Records supplied

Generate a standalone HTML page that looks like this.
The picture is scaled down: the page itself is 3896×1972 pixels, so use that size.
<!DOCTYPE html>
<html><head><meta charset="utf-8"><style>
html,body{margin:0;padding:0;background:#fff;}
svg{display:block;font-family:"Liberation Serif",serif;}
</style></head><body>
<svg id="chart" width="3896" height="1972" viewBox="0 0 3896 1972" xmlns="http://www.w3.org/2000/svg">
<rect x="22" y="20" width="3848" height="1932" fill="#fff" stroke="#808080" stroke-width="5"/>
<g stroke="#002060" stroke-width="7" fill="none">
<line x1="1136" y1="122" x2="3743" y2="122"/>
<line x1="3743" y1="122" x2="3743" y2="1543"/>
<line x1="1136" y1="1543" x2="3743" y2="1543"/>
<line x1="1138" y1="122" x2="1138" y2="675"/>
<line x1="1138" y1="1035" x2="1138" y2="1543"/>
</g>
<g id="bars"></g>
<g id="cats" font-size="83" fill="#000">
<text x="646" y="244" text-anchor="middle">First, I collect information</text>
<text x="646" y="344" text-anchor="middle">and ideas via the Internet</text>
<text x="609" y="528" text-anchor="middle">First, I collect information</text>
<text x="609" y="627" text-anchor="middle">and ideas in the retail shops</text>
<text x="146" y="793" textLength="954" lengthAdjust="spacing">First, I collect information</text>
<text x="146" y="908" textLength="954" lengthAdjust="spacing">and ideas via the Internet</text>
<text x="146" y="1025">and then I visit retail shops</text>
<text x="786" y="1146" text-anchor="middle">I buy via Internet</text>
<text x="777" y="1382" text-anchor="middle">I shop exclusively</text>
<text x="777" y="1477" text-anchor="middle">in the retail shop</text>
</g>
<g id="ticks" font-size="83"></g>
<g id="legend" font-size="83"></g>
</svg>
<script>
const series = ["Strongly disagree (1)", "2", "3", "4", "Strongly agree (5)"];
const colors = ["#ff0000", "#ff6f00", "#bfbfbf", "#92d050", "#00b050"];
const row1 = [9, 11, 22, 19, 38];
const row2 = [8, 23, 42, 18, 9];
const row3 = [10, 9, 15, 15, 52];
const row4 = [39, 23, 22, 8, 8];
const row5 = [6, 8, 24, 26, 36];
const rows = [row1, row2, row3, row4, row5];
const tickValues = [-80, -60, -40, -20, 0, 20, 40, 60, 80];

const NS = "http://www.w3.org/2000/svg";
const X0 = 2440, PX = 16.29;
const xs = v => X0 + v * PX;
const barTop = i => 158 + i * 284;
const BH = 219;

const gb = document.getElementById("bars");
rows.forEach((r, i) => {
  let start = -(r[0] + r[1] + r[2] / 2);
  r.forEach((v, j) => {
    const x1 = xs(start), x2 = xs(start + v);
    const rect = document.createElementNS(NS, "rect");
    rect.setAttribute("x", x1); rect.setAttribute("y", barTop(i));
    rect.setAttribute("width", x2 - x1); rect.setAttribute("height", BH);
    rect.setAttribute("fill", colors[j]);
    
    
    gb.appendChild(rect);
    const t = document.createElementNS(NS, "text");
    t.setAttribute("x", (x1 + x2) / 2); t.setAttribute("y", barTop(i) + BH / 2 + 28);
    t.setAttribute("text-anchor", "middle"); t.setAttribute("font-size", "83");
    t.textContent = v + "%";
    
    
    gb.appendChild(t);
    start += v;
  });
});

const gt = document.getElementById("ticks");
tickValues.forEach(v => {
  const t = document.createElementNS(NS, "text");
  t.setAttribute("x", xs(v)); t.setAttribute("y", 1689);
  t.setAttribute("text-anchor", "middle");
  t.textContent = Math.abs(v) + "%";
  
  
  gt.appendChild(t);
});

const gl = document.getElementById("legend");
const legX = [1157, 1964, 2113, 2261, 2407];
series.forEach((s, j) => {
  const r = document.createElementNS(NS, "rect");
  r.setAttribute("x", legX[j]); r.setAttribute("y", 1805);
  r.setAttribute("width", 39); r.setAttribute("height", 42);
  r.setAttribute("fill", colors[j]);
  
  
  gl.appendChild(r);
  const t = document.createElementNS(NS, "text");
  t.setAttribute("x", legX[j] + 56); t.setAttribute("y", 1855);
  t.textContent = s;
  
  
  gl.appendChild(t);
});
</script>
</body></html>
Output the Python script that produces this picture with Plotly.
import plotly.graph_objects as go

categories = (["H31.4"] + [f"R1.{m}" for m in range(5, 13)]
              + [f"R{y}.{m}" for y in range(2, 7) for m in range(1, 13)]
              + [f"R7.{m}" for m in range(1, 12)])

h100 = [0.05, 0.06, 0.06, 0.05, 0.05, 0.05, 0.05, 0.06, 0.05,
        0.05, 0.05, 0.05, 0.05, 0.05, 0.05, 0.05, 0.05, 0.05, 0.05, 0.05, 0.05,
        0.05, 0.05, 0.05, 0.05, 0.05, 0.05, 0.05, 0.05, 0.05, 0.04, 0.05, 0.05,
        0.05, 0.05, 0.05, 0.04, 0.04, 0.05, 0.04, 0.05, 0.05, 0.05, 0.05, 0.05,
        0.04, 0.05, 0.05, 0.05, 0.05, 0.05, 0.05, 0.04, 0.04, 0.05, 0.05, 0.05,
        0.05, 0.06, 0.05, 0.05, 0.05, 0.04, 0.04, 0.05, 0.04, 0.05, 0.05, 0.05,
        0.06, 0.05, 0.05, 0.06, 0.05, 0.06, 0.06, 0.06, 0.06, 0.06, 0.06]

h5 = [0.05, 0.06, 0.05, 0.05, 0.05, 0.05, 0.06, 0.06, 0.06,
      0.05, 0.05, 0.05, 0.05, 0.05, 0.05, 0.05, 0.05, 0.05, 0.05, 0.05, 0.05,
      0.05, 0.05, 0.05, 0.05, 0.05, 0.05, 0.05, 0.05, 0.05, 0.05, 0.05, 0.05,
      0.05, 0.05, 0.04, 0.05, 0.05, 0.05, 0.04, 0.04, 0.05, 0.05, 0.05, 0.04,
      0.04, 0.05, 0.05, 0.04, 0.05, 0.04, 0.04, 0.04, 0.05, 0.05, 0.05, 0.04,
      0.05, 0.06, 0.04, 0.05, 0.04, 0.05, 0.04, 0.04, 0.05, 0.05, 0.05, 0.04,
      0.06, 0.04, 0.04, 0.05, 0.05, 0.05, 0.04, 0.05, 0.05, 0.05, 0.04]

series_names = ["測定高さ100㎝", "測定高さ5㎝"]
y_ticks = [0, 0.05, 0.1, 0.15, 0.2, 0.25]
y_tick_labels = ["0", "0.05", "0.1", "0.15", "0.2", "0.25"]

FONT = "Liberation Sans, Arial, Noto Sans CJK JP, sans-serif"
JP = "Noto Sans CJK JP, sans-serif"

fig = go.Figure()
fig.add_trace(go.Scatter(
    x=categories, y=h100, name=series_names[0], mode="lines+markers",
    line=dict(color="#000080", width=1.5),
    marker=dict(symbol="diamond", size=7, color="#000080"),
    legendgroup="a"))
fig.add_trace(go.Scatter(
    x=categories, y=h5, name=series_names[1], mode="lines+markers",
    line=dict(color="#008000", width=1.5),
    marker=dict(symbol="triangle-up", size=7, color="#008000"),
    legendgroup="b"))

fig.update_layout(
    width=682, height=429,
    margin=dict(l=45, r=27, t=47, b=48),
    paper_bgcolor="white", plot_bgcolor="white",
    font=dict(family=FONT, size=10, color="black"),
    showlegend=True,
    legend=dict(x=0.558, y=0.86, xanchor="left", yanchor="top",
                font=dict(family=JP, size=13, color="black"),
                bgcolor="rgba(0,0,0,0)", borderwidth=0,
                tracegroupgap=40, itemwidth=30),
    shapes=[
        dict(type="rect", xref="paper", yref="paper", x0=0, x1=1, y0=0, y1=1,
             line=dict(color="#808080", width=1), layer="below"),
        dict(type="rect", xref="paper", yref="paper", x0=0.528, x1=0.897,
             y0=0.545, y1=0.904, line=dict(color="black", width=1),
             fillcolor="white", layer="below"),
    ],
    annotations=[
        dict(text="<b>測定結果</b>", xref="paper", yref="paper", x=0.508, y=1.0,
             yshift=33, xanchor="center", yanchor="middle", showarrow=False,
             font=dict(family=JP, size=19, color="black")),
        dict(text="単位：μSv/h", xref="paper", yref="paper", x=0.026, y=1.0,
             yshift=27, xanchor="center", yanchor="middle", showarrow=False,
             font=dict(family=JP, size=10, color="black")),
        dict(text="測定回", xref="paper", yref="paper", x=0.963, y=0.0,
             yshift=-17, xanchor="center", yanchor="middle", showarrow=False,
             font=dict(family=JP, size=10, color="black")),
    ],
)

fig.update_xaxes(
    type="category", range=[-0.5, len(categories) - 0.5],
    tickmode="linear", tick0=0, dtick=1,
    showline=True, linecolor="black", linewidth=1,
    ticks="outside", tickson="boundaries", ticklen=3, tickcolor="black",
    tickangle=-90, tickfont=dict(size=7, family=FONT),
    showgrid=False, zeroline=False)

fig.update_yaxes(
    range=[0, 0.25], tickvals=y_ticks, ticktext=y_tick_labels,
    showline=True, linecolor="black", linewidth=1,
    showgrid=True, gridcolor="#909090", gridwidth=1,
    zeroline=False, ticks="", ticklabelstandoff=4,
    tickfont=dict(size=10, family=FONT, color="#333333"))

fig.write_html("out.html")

Exercise details
Repeat exactly, and only, the lines from the one containing "Output the Python" through the one containing "0.06, 0.06, 0.06]", both included.

Right answer
Output the Python script that produces this picture with Plotly.
import plotly.graph_objects as go

categories = (["H31.4"] + [f"R1.{m}" for m in range(5, 13)]
              + [f"R{y}.{m}" for y in range(2, 7) for m in range(1, 13)]
              + [f"R7.{m}" for m in range(1, 12)])

h100 = [0.05, 0.06, 0.06, 0.05, 0.05, 0.05, 0.05, 0.06, 0.05,
        0.05, 0.05, 0.05, 0.05, 0.05, 0.05, 0.05, 0.05, 0.05, 0.05, 0.05, 0.05,
        0.05, 0.05, 0.05, 0.05, 0.05, 0.05, 0.05, 0.05, 0.05, 0.04, 0.05, 0.05,
        0.05, 0.05, 0.05, 0.04, 0.04, 0.05, 0.04, 0.05, 0.05, 0.05, 0.05, 0.05,
        0.04, 0.05, 0.05, 0.05, 0.05, 0.05, 0.05, 0.04, 0.04, 0.05, 0.05, 0.05,
        0.05, 0.06, 0.05, 0.05, 0.05, 0.04, 0.04, 0.05, 0.04, 0.05, 0.05, 0.05,
        0.06, 0.05, 0.05, 0.06, 0.05, 0.06, 0.06, 0.06, 0.06, 0.06, 0.06]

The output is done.